■ WORK TO COMPLETE
Pull out every line of the listing below where "screenshot" appears.

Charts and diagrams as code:
···

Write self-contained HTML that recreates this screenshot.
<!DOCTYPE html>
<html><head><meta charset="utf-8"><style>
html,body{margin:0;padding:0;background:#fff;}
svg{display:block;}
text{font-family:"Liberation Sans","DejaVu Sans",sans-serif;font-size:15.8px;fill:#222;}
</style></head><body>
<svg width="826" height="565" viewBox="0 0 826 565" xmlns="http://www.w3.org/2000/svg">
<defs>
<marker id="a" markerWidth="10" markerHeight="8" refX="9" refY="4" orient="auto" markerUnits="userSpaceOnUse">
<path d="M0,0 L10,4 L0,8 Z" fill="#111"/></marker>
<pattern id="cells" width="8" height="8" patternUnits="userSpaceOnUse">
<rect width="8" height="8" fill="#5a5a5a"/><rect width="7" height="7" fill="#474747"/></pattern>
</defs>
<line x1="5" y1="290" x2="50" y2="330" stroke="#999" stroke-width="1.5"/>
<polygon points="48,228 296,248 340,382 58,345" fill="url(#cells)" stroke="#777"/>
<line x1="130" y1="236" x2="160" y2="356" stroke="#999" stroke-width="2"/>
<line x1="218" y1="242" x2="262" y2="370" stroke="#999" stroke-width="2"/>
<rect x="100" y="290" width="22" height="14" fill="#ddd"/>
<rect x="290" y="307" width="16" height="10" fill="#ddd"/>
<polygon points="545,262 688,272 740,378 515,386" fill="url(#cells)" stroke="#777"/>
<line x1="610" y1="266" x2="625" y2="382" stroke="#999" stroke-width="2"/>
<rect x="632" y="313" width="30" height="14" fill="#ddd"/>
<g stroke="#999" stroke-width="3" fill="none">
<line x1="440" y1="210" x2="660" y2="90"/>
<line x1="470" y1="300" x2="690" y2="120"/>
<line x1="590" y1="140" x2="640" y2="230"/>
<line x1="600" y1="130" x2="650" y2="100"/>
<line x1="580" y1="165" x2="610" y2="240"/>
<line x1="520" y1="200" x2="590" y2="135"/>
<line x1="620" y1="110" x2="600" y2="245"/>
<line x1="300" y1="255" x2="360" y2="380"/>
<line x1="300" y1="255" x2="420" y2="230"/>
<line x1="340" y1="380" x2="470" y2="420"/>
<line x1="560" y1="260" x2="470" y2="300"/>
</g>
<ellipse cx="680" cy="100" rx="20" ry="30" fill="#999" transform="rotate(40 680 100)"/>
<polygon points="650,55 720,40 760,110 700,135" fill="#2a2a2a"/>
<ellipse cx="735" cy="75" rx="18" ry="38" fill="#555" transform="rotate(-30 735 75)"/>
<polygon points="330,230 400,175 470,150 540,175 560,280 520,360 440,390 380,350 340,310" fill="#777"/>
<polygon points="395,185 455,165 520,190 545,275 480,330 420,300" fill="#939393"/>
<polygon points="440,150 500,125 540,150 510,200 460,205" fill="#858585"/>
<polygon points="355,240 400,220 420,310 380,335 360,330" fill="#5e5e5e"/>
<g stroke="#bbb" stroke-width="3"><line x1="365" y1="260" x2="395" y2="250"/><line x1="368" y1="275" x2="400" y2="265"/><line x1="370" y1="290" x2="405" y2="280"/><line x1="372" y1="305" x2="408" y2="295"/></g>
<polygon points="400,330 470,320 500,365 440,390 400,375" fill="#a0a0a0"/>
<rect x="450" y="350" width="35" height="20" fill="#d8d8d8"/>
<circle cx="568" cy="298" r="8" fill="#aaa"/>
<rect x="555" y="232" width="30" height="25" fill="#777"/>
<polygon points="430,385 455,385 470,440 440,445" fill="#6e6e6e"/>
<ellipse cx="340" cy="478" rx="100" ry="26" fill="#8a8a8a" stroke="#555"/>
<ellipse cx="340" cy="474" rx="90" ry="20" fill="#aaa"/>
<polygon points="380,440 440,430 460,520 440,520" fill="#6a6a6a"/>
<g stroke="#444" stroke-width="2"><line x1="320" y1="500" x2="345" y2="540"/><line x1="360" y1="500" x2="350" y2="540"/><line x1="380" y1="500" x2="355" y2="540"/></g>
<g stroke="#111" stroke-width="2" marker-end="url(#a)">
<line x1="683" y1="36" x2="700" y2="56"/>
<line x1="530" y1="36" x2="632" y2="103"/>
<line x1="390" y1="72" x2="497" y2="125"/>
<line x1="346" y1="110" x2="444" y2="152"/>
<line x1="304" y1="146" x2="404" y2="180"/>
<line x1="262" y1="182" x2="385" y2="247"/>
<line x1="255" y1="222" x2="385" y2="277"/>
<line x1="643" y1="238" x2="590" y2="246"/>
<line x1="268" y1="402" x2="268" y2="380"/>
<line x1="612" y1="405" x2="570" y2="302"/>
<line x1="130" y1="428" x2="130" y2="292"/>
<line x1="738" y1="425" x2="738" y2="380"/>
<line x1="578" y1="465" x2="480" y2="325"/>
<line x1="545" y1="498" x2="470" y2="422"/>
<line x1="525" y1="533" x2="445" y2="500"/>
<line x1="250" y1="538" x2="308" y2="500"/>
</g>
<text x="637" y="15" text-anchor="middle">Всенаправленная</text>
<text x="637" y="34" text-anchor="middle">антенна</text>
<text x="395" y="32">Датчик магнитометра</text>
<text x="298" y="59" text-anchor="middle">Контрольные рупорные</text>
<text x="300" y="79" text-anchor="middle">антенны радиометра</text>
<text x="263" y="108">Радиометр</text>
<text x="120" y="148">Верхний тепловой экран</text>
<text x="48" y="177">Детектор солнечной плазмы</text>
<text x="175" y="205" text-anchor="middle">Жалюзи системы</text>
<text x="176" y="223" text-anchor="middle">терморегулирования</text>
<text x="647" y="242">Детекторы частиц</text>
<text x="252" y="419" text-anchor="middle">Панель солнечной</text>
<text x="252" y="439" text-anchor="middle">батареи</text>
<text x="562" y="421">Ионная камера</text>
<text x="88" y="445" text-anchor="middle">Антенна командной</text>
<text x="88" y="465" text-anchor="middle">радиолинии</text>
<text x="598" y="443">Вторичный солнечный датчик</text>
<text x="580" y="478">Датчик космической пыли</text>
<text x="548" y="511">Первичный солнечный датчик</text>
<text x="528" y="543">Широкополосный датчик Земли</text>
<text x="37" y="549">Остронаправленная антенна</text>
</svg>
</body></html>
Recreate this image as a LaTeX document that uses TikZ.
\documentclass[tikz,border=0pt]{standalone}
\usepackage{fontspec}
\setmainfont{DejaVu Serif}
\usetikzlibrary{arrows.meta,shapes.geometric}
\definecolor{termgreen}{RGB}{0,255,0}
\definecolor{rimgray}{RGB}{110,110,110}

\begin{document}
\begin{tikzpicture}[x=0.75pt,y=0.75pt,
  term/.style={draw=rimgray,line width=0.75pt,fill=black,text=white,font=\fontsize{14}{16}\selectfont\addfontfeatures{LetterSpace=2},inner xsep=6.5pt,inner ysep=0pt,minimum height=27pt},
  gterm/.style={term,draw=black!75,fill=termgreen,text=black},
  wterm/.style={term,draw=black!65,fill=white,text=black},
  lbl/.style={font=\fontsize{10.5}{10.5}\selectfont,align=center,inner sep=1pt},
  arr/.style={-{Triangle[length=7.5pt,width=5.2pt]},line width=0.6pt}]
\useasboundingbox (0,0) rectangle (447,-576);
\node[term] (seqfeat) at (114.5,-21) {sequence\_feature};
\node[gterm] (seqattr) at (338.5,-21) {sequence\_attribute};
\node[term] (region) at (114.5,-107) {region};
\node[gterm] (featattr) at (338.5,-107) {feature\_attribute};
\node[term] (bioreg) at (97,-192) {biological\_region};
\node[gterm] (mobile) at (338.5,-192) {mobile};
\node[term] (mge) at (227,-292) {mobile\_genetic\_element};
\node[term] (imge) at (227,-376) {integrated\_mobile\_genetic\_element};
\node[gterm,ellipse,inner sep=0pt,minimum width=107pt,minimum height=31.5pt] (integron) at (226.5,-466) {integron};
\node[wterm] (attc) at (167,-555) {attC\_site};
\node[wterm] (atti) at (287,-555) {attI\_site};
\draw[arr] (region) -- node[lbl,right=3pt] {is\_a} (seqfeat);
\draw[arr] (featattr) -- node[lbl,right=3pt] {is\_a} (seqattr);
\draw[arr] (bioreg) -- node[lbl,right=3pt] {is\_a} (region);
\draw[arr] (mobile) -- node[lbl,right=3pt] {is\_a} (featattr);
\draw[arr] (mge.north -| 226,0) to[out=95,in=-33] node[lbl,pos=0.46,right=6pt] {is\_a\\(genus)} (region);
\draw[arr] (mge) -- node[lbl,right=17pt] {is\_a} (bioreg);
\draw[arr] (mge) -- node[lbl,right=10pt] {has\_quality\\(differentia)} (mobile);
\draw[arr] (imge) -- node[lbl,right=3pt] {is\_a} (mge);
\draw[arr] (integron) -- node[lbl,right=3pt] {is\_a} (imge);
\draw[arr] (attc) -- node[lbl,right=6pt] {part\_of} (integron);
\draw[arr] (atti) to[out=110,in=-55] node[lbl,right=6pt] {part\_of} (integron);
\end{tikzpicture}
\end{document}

···

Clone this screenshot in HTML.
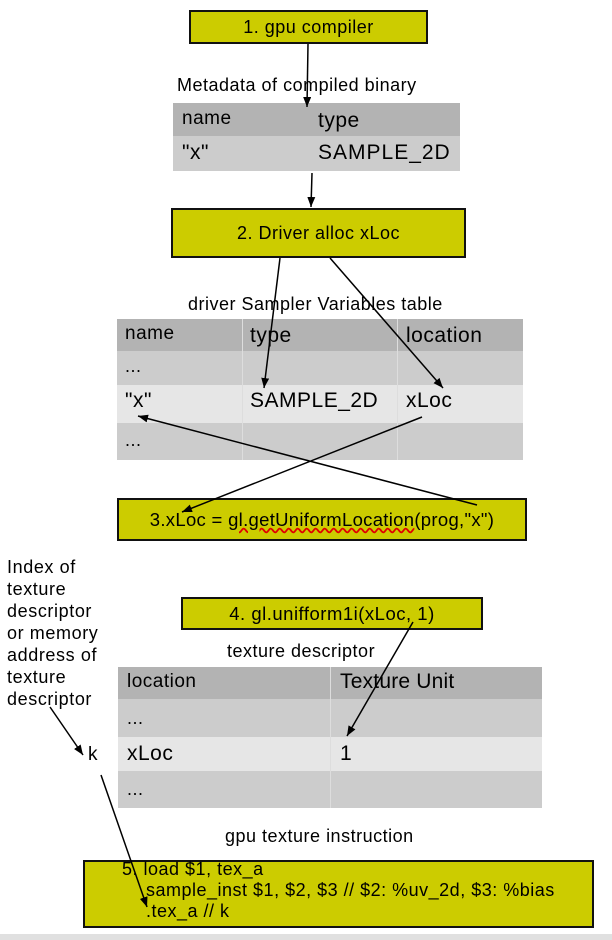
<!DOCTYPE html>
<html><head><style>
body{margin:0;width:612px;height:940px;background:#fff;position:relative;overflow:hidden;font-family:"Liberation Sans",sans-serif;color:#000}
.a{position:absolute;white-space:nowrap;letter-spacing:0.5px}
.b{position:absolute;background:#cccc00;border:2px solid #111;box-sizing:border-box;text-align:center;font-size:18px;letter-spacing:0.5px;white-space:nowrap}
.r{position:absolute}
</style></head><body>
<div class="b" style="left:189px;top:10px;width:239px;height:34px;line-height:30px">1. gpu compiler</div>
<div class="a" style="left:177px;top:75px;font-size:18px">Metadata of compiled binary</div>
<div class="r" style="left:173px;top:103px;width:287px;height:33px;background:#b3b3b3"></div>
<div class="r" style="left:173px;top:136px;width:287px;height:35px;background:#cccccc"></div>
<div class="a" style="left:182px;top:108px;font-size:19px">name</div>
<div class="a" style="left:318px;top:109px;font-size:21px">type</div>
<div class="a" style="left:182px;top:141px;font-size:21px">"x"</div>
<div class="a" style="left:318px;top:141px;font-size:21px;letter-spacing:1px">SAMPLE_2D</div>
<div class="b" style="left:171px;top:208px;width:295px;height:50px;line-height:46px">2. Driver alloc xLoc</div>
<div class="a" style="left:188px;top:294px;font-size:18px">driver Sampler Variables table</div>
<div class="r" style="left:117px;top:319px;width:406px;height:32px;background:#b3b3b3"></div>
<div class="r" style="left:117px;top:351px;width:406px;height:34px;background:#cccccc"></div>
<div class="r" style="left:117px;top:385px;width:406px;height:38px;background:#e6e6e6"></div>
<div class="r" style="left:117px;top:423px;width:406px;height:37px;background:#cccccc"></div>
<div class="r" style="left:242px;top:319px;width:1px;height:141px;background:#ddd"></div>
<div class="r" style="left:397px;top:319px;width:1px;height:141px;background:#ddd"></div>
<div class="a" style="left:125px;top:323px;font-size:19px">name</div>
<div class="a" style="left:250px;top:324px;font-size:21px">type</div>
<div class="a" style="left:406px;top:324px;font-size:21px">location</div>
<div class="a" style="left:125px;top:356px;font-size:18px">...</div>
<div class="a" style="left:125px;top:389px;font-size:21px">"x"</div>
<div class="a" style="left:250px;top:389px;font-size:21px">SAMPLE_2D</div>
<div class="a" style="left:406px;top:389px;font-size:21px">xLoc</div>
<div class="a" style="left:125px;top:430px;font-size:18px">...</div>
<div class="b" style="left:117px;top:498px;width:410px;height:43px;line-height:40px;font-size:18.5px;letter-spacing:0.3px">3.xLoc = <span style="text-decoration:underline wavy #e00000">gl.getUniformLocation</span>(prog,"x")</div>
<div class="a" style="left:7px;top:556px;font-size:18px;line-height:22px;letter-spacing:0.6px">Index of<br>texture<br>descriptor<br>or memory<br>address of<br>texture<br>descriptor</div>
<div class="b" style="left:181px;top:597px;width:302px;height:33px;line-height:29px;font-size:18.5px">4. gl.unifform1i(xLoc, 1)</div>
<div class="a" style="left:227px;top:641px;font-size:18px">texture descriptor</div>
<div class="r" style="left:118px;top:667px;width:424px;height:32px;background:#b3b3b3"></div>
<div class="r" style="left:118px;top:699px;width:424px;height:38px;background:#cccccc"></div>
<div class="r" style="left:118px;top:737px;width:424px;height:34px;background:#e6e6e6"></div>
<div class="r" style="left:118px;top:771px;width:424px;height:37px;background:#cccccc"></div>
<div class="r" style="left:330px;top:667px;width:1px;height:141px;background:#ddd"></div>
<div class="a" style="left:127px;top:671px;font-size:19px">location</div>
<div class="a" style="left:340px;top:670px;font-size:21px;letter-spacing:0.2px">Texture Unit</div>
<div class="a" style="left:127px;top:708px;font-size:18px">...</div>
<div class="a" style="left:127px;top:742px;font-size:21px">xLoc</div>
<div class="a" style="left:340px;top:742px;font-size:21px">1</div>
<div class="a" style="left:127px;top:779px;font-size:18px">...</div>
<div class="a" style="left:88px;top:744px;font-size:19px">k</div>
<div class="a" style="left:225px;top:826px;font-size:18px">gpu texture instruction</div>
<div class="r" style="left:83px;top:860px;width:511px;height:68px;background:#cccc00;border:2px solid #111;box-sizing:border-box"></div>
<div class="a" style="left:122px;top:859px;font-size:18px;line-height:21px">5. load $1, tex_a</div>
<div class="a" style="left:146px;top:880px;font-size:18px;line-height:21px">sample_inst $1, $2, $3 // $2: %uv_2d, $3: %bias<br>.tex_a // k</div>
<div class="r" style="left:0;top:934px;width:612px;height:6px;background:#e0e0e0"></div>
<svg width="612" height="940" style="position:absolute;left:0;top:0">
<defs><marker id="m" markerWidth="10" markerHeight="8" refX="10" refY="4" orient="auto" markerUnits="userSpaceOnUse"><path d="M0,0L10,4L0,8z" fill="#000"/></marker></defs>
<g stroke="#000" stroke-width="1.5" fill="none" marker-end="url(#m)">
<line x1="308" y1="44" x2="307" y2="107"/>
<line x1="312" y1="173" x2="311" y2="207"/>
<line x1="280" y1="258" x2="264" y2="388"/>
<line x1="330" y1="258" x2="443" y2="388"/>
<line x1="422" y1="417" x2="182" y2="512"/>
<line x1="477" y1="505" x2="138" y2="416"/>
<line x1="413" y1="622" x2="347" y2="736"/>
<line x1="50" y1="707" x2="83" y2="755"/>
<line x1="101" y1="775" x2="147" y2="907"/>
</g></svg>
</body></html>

···

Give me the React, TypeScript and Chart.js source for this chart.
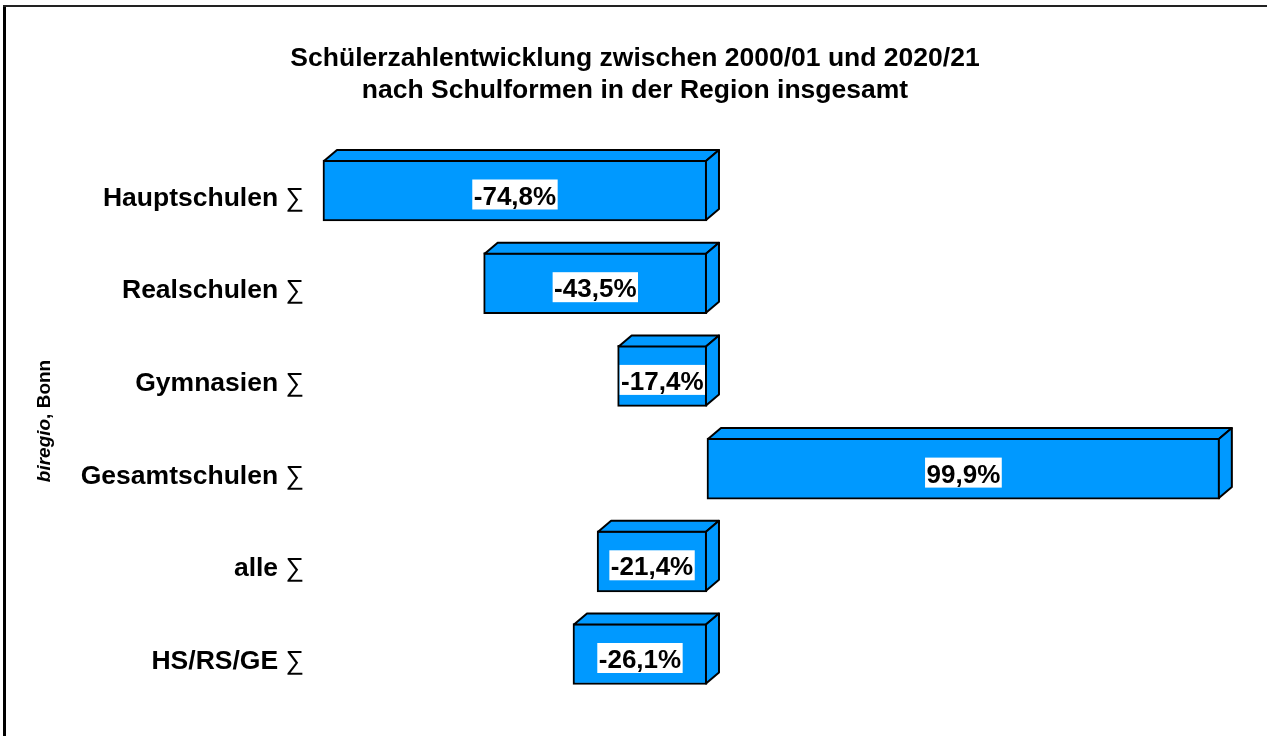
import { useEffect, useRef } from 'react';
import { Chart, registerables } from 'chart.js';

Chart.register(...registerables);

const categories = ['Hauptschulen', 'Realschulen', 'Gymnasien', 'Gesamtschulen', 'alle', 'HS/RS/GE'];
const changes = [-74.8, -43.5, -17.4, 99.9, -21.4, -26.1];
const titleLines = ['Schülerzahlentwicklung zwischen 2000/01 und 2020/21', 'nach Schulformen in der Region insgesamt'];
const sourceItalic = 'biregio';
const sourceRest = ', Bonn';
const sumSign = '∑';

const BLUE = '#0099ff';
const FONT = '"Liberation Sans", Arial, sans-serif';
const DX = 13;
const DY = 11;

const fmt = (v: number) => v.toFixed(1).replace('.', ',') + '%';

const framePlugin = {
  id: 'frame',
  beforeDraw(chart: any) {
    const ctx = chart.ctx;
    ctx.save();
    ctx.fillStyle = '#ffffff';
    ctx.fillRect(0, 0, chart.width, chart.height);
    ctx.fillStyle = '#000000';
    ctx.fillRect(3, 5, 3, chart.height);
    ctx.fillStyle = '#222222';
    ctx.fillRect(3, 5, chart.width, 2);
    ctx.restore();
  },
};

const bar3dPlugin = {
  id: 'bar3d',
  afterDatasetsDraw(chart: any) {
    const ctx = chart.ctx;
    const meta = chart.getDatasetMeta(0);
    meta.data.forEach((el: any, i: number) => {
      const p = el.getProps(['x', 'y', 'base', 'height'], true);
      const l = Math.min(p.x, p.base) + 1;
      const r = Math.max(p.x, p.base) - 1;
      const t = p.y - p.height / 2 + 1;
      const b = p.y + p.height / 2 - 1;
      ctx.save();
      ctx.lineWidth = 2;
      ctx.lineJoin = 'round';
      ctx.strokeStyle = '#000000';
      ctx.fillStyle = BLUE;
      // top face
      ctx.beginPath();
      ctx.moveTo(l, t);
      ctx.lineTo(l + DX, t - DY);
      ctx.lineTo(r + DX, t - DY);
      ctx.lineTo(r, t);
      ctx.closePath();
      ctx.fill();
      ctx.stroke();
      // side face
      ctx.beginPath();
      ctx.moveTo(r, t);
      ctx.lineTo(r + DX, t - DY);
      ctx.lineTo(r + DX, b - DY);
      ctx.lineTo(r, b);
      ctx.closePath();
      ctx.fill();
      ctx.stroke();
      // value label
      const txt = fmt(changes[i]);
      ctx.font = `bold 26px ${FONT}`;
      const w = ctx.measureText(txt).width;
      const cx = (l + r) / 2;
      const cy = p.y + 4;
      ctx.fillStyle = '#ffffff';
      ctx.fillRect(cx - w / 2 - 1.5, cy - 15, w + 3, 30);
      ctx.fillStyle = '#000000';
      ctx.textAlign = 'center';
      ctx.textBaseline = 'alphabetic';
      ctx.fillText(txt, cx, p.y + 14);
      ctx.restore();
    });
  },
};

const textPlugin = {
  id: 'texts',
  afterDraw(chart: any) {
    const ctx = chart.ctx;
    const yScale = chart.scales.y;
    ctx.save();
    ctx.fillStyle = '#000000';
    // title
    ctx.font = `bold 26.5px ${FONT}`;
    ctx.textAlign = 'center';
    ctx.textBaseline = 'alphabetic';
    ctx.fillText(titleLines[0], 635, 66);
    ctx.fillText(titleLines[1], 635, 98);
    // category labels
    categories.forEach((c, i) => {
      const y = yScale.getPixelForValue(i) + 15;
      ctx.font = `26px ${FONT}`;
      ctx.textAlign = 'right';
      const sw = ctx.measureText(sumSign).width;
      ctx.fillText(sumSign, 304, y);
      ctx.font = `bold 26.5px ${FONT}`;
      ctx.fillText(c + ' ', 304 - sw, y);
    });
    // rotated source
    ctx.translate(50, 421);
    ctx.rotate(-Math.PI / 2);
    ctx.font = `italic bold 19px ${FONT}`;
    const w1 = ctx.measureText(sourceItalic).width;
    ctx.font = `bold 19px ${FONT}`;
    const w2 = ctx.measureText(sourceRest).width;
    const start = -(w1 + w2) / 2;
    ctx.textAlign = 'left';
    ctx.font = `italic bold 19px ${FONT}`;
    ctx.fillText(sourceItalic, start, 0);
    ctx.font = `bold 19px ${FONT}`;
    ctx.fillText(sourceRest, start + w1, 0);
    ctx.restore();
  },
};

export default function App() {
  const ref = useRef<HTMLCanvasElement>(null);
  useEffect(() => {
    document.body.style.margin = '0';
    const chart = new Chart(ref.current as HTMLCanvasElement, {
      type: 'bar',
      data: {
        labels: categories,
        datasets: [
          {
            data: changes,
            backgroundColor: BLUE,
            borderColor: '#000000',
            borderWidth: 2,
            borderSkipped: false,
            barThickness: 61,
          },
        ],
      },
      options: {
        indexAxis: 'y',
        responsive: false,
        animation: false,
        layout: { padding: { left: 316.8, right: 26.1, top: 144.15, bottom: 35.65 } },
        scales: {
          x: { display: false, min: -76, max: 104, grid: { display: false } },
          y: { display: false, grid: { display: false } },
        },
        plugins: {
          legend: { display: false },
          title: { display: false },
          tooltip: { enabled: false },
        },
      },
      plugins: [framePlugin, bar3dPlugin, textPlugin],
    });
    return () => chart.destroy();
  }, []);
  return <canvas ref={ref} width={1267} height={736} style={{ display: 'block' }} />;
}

···

■ TASK RESULT
Write self-contained HTML that recreates this screenshot.
Clone this screenshot in HTML.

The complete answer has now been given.